Just when I was recovering from the sprained ankle and bashed in joints – which I neglected to tell you was not merely sustained by giving my 3 year old a piggyback but by giving my 3 year old who was dressed as Yoda a piggyback while I was dressed as Luke Skywalker ( because of course we were) – I did my back in climbing to the top of a Soft Play slide like King Kong, then breaking the sound barrier sliding down in my leopard print leggings with said child on my knee.
Then, in battening down the hatches in preparation for Storm Ophelia or Brian (or whoever’s the latest bad weather namesake), I dropped some heavy garden junk on my leg adding to my collection of bruises that now reflect the full colour palate of autumn Instagram – from darkest black to golden yellow.
I look and feel like boiled shite and have developed some real hypochondriac tendencies.
And I’m trying – I’m really fucking trying – to summon up some energy from somewhere, to get a bit of vitality in my life, to be remotely fit (I’m not talking Olympic hopeful here either I’m just talking make it up the stairs without getting out of breath).
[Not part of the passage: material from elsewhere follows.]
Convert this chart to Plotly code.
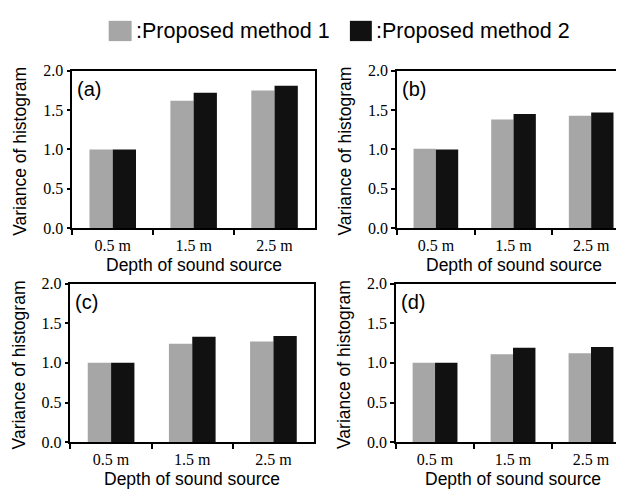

But it’s a vicious circle: without energy it’s hard to get fit and healthy; without being fit it’s hard to develop any vitality.
So as much as I tried to laugh off my recent clumsiness (and used the phrases “if it’s not one thing it’s another” and “been in the wars” probably more than I ever have before in my whole life or ever will again), it’s got me down that these setbacks have occurred when I’ve needed to magic some energy into my life the most.
I’ve been hobbling around, having to literally put my feet up, and comfort eating. Proper hypochondriac behaviour. Can you think of a worse recipe for getting and feeling fit and healthy? All I can do is wait to physically heal and keep my spirits up on the meantime; intent to focus on my Glow Up in other ways until I can move around more comfortably.
Anyway it’s not all woe is me (can’t imagine constant moaning makes good reading to anyone, no matter how sympathetic) and while I’ve been
sitting on my arse recuperating I’ve had plenty to feel positive about.
The Best Bits
I’ve had some promising emails this week and I don’t know how to phrase this without coming across like the divvy I obviously am but hopefully it means I can have a little foray into writing stuff that I’m passionate about for other websites. I’ll let you know if any of it pans out, and in the meantime please keep your fingers crossed for me.
Sometimes it’s the littlest things that make you the happiest and the other day as we walked home from Nursery School, we found a stand outside someone’s house with Bramley apples for passers by to help themselves to. Spaghetti Legs thought this was the best thing ever – and I have to admit it always makes me smile to see an honesty stall or free produce – so we filled up the pockets of his backpack and took some home. We cooked them in brown sugar and cinnamon and made a crumble which he loved. It was very Pinterest mom, and very autumn, and very much a triumph as the parent of a fussy eater. But most of all, it was just nice.